ELTIFs are a type of regulated fund which aim to facilitate retail and institutional investment in long-term EU projects (in infrastructure and real estate, for example). They are part of the European Commission’s strategy – as outlined in its 2013 proposal – to create a single market in the EU for long-term investment funds, as well as to contribute to the financing of the European economy. Broadly, the ELTIF Regulation outlines the rules on the authorisation, investment policies, and operating conditions of EU alternative investment funds that are marketed as ELTIFs.


The European Securities and Markets Authority (ESMA) has published an opinion calling for modification of the Undertakings for Collective Investment in Transferable Securities (UCITS) Directive. The changes would take into account the clearing obligations for certain types of over-the-counter (OTC) financial derivative transactions under the European Market Infrastructure Regulation (EMIR).

Currently, the UCITS Directive allows investments in both exchange-traded derivatives (ETDs) and OTC derivatives, however only OTC derivatives are subject to counterparty risk- exposure limits. Additionally, certain OTC derivatives are required to be centrally cleared under EMIR. ESMA believes that the UCITS Directive should be amended to take into account the clearing obligation for certain OTC derivatives under EMIR, and that the UCITS Directive should no longer distinguish between OTC derivative transactions and ETDs. Instead, the distinction should be between cleared and non-cleared OTC financial derivative transactions.


The European Securities and Markets Authority (ESMA) and the Eurosystem (the national central banks of the Member States of the Eurozone, and the European Central Bank) have responded to the European Commission’s green paper on capital markets union (CMU).

The CMU is a flagship initiative of the European Commission launched to address concerns of underdevelopment of capital market-based financing in Europe and excessive reliance by businesses on bank borrowing. The green paper aims to generate short and long-term ideas on how to improve access to the capital markets for businesses and improve the efficiency of the markets generally.

In its response, the Eurosystem proposes introducing a single rulebook for capital markets (to ensure pan-EU regulatory consistency), and the appointment of a single capital markets supervisor.
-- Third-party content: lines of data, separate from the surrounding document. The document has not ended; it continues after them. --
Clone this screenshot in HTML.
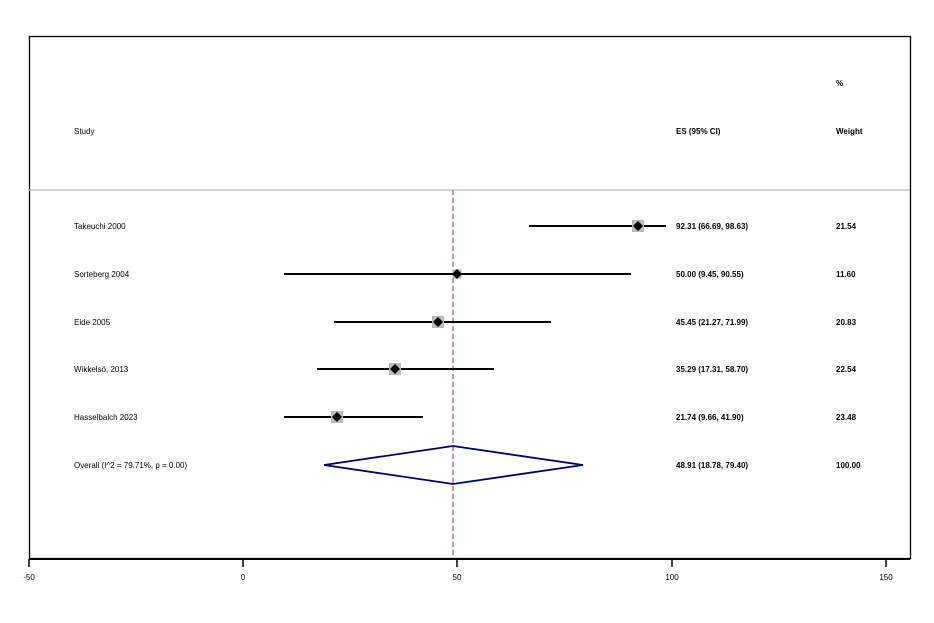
<!DOCTYPE html>
<html><head><style>body{margin:0;background:#fff}svg{display:block}text{font-family:"Liberation Sans",Arial,sans-serif;font-size:8px;fill:#000}.b{font-weight:bold}</style></head>
<body>
<svg width="934" height="623" viewBox="0 0 934 623">
<rect x="29.5" y="36.5" width="881" height="522" fill="none" stroke="#000" stroke-width="1.3"/>
<line x1="29" y1="190" x2="910" y2="190" stroke="#bbb" stroke-width="1.3"/>
<line x1="29" y1="559" x2="910" y2="559" stroke="#000" stroke-width="2"/>
<g stroke="#000" stroke-width="1.5">
<line x1="29" y1="559" x2="29" y2="567"/><line x1="243" y1="559" x2="243" y2="567"/><line x1="457" y1="559" x2="457" y2="567"/><line x1="672" y1="559" x2="672" y2="567"/><line x1="886" y1="559" x2="886" y2="567"/></g>
<g text-anchor="middle"><text x="29" y="580">-50</text><text x="243" y="580">0</text><text x="457" y="580">50</text><text x="672" y="580">100</text><text x="886" y="580">150</text></g>
<line x1="453" y1="190" x2="453" y2="558" stroke="#b06070" stroke-width="1.3" stroke-dasharray="5,3"/>
<text class="b" x="836" y="86">%</text>
<text x="74" y="134">Study</text><text class="b" x="676" y="134">ES (95% CI)</text><text class="b" x="836" y="134">Weight</text>
<g stroke="#000" stroke-width="2">
<line x1="529" y1="226" x2="666" y2="226"/><line x1="284" y1="274" x2="631" y2="274"/><line x1="334" y1="322" x2="551" y2="322"/><line x1="317" y1="369" x2="494" y2="369"/><line x1="284" y1="417" x2="423" y2="417"/></g>
<g fill="#bbb">
<rect x="632" y="220" width="12" height="12"/><rect x="452.5" y="269.5" width="9" height="9"/><rect x="432" y="316" width="12" height="12"/><rect x="389" y="363" width="12" height="12"/><rect x="331" y="411" width="12" height="12"/></g>
<g fill="#000">
<path d="M638 221l5 5-5 5-5-5z"/><path d="M457 269l5 5-5 5-5-5z"/><path d="M438 317l5 5-5 5-5-5z"/><path d="M395 364l5 5-5 5-5-5z"/><path d="M337 412l5 5-5 5-5-5z"/></g>
<path d="M324 465L453 446L583 465L453 484Z" fill="none" stroke="#000070" stroke-width="1.8"/>
<text x="74" y="229">Takeuchi 2000</text><text x="74" y="277">Sorteberg 2004</text><text x="74" y="325">Eide 2005</text><text x="74" y="372">Wikkelsö, 2013</text><text x="74" y="420">Hasselbalch 2023</text><text x="74" y="468">Overall  (I^2 = 79.71%, p = 0.00)</text>
<g class="b">
<text x="676" y="229">92.31 (66.69, 98.63)</text><text x="676" y="277">50.00 (9.45, 90.55)</text><text x="676" y="325">45.45 (21.27, 71.99)</text><text x="676" y="372">35.29 (17.31, 58.70)</text><text x="676" y="420">21.74 (9.66, 41.90)</text><text x="676" y="468">48.91 (18.78, 79.40)</text>
<text x="836" y="229">21.54</text><text x="836" y="277">11.60</text><text x="836" y="325">20.83</text><text x="836" y="372">22.54</text><text x="836" y="420">23.48</text><text x="836" y="468">100.00</text>
</g>
</svg>
</body></html>
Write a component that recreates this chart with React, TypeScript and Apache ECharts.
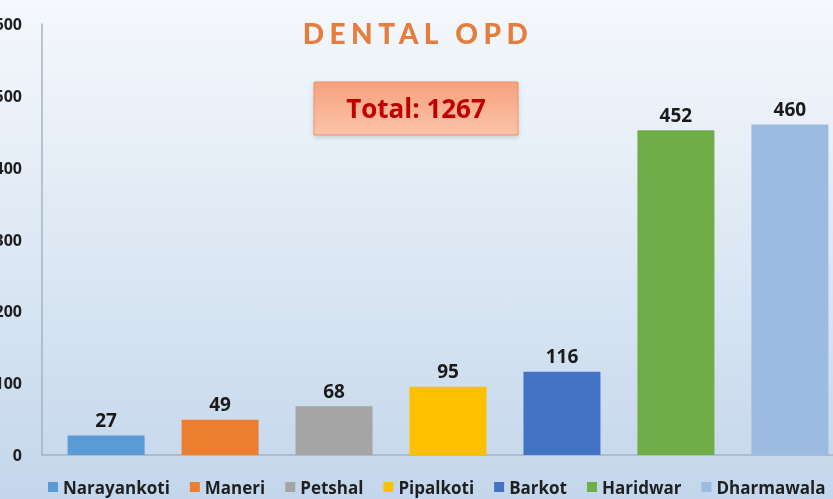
import React, { useEffect, useRef } from "react";
import * as echarts from "echarts";

const categories = ["Narayankoti", "Maneri", "Petshal", "Pipalkoti", "Barkot", "Haridwar", "Dharmawala"];
const values = [27, 49, 68, 95, 116, 452, 460];
const colors = ["#5b9bd5", "#ed7d31", "#a5a5a5", "#ffc000", "#4472c4", "#70ad47", "#9bbbe1"];
const yTicks = { min: 0, max: 600, interval: 100 };
const titleText = "DENTAL OPD";
const totalText = "Total: 1267";

const FONT = "'Open Sans', 'Noto Sans', sans-serif";

export default function App() {
  const ref = useRef<HTMLDivElement>(null);
  useEffect(() => {
    if (!ref.current) return;
    const chart = echarts.init(ref.current, undefined, { renderer: "svg" });
    const series = categories.map((name, i) => ({
      name,
      type: "bar",
      data: [values[i]],
      barWidth: 77,
      barGap: "48%",
      itemStyle: { color: colors[i] },
      label: {
        show: true,
        position: "top",
        distance: 6,
        fontSize: 19,
        fontWeight: "bold",
        fontFamily: FONT,
        color: "#1a1a1a",
      },
    }));
    chart.setOption({
      animation: false,
      graphic: [
        {
          type: "rect",
          z: -10,
          silent: true,
          shape: { x: 0, y: 0, width: 833, height: 499 },
          style: {
            fill: new echarts.graphic.LinearGradient(0, 0, 0, 1, [
              { offset: 0, color: "#f5f8fc" },
              { offset: 0.5, color: "#dde8f4" },
              { offset: 1, color: "#c3d6eb" },
            ]),
          },
        },
        {
          type: "text",
          x: 418,
          y: 33,
          z: 10,
          style: {
            text: titleText,
            fill: "#e47d3e",
            font: "900 28px Lato, 'Open Sans', sans-serif",
            textAlign: "center",
            textVerticalAlign: "middle",
          },
        },
        {
          type: "rect",
          z: 10,
          shape: { x: 314, y: 82, width: 204, height: 53 },
          style: {
            fill: new echarts.graphic.LinearGradient(0, 0, 0, 1, [
              { offset: 0, color: "#f7a07f" },
              { offset: 1, color: "#fbc4a8" },
            ]),
            stroke: "#e8906c",
            lineWidth: 1,
            shadowColor: "rgba(0,0,0,0.15)",
            shadowBlur: 4,
            shadowOffsetY: 2,
          },
        },
        {
          type: "text",
          x: 416,
          y: 108,
          z: 11,
          style: {
            text: totalText,
            fill: "#c00000",
            font: "bold 26px " + FONT,
            textAlign: "center",
            textVerticalAlign: "middle",
          },
        },
      ],
      legend: {
        data: categories,
        left: 48,
        top: 477,
        padding: 0,
        itemWidth: 10,
        itemHeight: 10,
        itemGap: 20,
        icon: "rect",
        textStyle: { fontSize: 17, fontWeight: "bold", fontFamily: FONT, color: "#1f1f1f", lineHeight: 20 },
      },
      grid: { left: 42, top: 24, width: 812, height: 431, containLabel: false, outerBoundsMode: "none" },
      xAxis: {
        type: "category",
        data: [""],
        axisLine: { show: true, lineStyle: { color: "#a3b3c4", width: 1.5 } },
        axisTick: { show: false },
        axisLabel: { show: false },
      },
      yAxis: {
        type: "value",
        min: yTicks.min,
        max: yTicks.max,
        interval: yTicks.interval,
        axisLine: { show: true, lineStyle: { color: "#a3b3c4", width: 1.5 } },
        axisTick: { show: false },
        splitLine: { show: false },
        axisLabel: {
          margin: 20,
          fontSize: 16,
          fontWeight: "bold",
          fontFamily: FONT,
          color: "#1f1f1f",
        },
      },
      series,
    });
    const texts = ref.current.querySelectorAll("text");
    texts.forEach((t) => {
      if (t.textContent === titleText) {
        t.setAttribute("letter-spacing", "5.5px");
      }
    });
    return () => chart.dispose();
  }, []);
  return <div ref={ref} style={{ position: "fixed", left: 0, top: 0, width: 833, height: 499 }} />;
}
Additionally, where there are issues where political agreement cannot be reached at an EU level, the Eurosystem suggests that a “vanguard group” of Member States should be allowed to proceed on the basis of enhanced co-operation.

ESMA’s response sets out how its main objectives of enhancing investor protection and promoting stable and orderly financial markets can contribute to CMU. ESMA proposes harmonising national accounting standards as a method of increasing the availability and standardisation of credit information for small

and medium-sized enterprises, which is a goal of the CMU. Reflecting on ways of increasing cross-border participation in the undertakings of collective investment transferable securities (UCITS), ESMA proposes making the national competent authority of the home Member State of a UCITS responsible for transmitting updates of the documents provided by the UCITS.